Find each line with the string "that" and report it.

Extracted records:
** Begin **

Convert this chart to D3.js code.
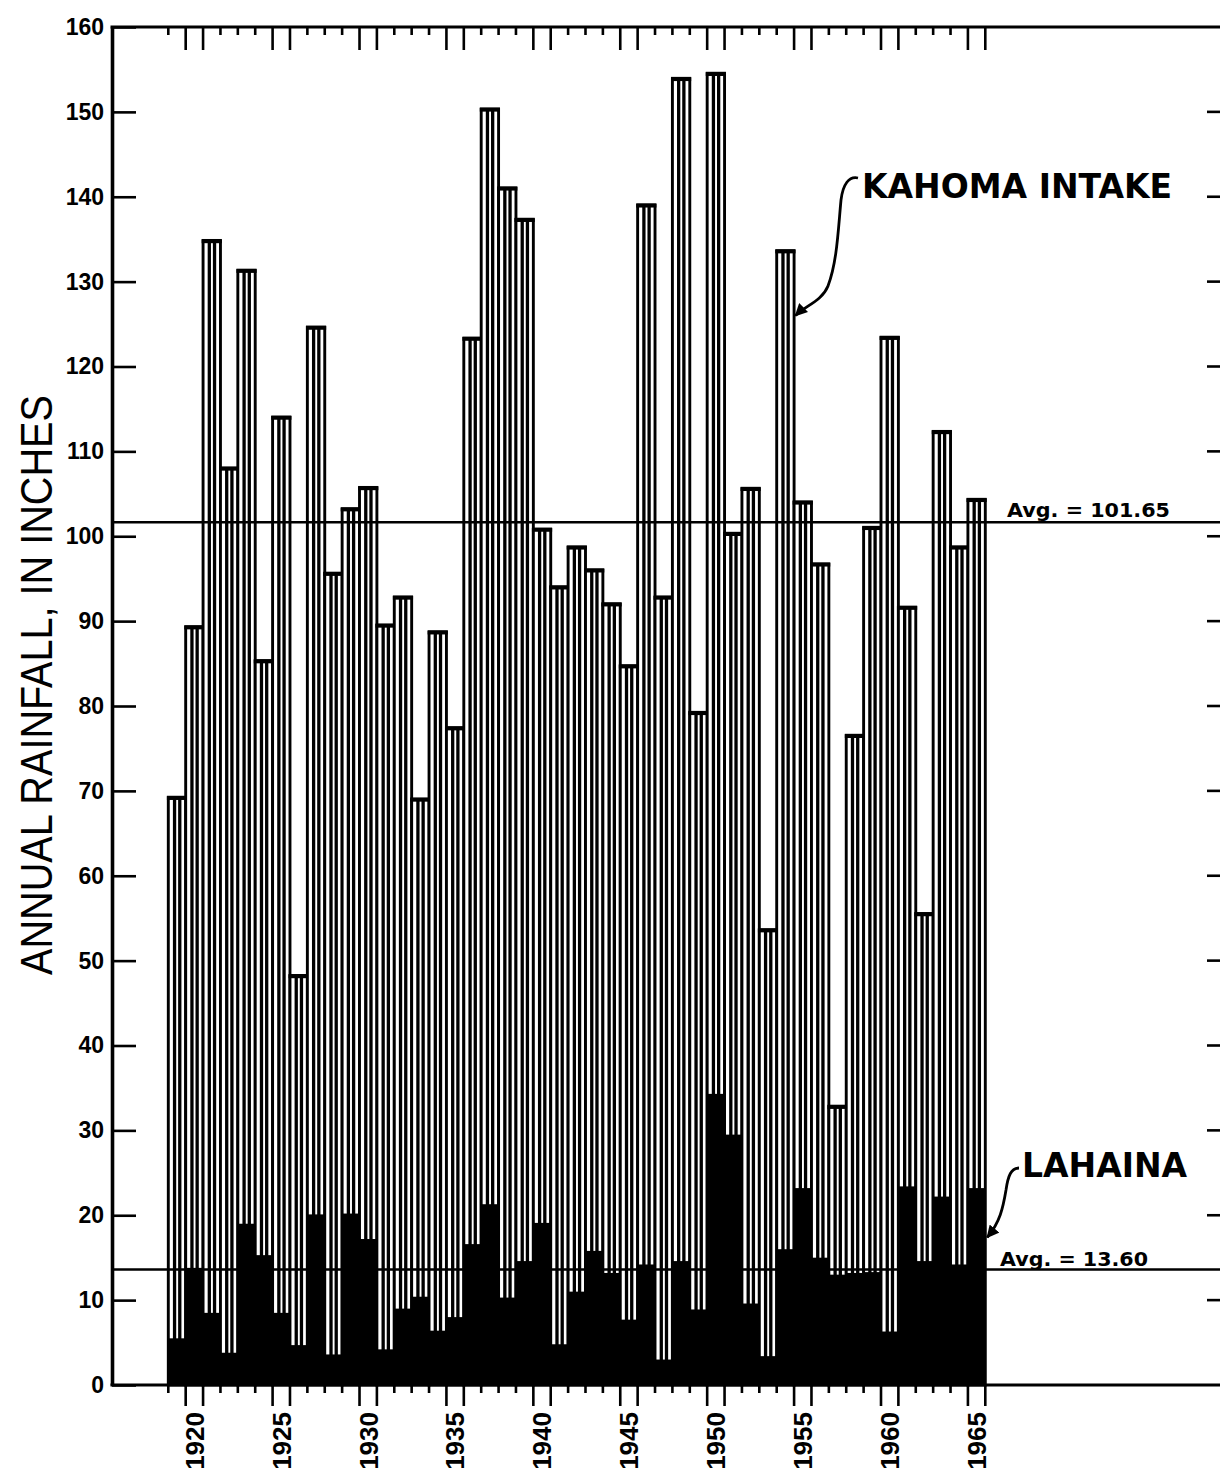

** End **
** Begin **

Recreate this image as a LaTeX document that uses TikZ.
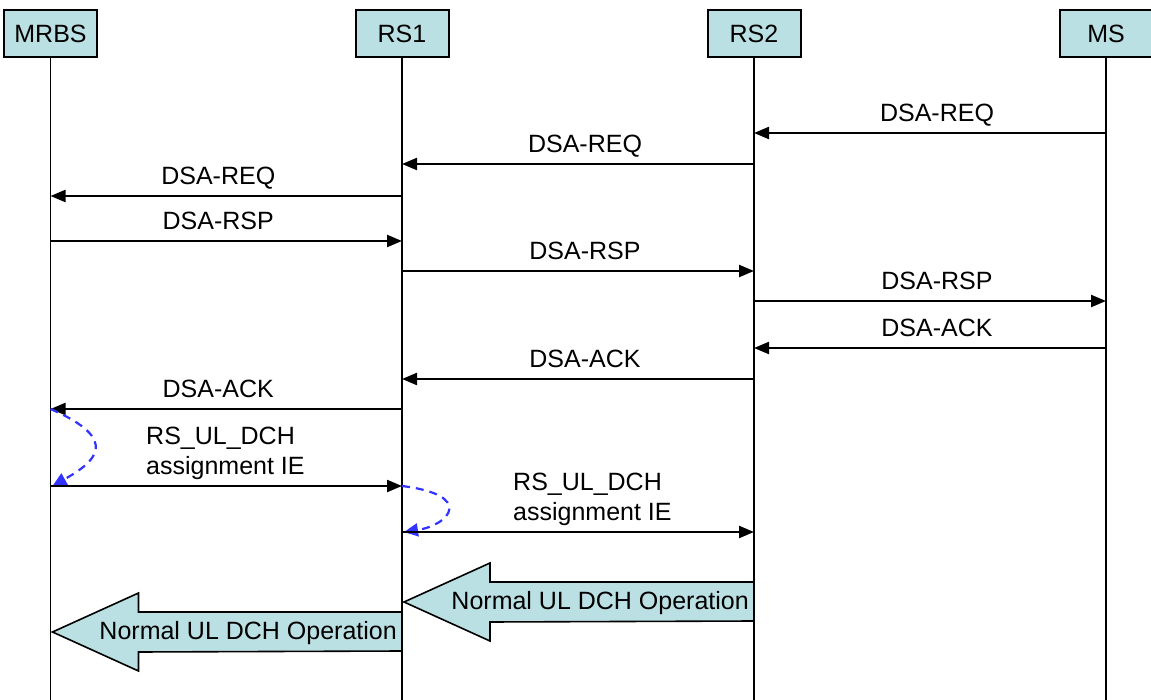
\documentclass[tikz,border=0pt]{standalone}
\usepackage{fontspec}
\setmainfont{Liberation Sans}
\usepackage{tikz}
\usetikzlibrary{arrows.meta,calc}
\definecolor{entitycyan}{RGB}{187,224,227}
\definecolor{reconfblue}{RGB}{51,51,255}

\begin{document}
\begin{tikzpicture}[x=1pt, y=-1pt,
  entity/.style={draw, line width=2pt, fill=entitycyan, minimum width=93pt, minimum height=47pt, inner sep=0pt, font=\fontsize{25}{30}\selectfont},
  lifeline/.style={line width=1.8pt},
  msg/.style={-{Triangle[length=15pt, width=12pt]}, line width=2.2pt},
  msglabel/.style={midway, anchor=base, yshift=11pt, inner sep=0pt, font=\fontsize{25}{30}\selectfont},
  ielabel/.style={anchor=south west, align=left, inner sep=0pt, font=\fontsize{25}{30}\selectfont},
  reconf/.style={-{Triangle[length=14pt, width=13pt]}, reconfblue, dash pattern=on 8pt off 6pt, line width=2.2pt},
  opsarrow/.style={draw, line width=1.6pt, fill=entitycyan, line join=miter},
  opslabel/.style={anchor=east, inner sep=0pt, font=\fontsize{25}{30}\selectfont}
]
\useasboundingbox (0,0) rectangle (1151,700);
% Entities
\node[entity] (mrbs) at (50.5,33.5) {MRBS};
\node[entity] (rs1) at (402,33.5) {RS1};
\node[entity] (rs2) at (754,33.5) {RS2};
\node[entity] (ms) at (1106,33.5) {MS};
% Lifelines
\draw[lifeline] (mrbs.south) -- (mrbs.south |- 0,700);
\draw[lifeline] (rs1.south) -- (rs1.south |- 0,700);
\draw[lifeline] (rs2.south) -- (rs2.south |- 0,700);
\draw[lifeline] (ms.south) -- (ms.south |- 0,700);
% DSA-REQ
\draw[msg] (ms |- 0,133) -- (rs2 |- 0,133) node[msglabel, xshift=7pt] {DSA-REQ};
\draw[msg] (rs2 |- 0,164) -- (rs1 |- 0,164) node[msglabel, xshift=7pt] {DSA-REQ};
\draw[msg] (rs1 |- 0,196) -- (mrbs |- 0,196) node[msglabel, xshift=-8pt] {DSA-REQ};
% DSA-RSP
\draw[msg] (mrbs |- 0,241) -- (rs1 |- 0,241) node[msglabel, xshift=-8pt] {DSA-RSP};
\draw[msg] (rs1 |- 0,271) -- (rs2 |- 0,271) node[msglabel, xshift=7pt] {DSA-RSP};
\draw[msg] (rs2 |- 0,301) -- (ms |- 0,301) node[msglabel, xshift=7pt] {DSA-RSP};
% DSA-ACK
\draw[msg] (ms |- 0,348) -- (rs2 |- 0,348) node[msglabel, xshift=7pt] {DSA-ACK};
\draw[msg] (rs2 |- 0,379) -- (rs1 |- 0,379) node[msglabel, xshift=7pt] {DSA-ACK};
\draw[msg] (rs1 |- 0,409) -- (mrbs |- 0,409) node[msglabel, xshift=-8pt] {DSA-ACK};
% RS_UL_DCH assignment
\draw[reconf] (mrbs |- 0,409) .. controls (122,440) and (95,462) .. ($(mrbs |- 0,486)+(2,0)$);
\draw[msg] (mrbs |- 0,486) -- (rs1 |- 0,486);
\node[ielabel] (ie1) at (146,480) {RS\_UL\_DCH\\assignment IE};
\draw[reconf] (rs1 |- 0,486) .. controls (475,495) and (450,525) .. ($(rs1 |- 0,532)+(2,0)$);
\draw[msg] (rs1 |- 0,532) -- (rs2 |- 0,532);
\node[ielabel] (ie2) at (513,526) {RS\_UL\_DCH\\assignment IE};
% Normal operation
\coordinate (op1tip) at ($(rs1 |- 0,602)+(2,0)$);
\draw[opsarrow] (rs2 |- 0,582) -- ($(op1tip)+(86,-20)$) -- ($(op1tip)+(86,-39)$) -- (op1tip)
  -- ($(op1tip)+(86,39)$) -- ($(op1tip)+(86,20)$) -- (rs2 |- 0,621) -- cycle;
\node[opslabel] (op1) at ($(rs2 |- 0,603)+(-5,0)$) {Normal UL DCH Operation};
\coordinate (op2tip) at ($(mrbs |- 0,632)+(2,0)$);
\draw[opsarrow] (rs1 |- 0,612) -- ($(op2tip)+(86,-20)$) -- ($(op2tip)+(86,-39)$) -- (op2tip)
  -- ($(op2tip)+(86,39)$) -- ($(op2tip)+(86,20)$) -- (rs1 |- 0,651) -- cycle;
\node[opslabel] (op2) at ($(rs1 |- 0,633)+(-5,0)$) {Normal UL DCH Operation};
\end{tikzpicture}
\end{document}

** End **
** Begin **

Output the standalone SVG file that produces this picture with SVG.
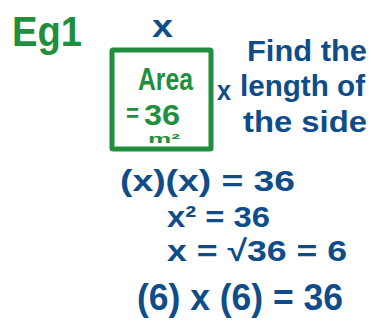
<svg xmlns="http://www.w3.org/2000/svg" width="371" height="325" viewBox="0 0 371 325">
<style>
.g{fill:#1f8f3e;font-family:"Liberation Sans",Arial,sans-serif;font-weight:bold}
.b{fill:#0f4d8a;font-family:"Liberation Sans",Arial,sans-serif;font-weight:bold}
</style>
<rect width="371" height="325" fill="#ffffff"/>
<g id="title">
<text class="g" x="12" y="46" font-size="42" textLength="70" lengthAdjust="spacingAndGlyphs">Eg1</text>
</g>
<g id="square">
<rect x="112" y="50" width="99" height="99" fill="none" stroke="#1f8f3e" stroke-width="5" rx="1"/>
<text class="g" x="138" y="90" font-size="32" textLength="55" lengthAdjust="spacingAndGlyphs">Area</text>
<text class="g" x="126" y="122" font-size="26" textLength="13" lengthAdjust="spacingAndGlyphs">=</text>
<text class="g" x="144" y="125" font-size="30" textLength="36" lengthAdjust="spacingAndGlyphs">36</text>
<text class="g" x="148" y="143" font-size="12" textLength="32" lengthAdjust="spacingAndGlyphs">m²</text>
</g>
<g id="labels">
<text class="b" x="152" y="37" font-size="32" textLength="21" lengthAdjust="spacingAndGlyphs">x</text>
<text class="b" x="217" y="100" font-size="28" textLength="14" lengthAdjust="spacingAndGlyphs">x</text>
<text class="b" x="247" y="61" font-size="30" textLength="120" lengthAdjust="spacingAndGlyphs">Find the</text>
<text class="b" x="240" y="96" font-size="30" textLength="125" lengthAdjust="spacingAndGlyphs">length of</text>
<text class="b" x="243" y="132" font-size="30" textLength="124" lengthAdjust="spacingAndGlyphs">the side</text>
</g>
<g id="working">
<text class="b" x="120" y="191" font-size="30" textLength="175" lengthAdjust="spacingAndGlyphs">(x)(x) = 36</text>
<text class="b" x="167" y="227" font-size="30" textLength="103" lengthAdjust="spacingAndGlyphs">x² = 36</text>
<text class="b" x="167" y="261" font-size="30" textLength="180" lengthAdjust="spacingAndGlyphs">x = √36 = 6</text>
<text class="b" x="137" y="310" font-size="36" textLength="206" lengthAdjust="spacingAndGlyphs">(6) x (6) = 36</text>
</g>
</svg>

** End **

Completed exercise:
Recreate this image as a LaTeX document that uses TikZ.
Output the standalone SVG file that produces this picture with SVG.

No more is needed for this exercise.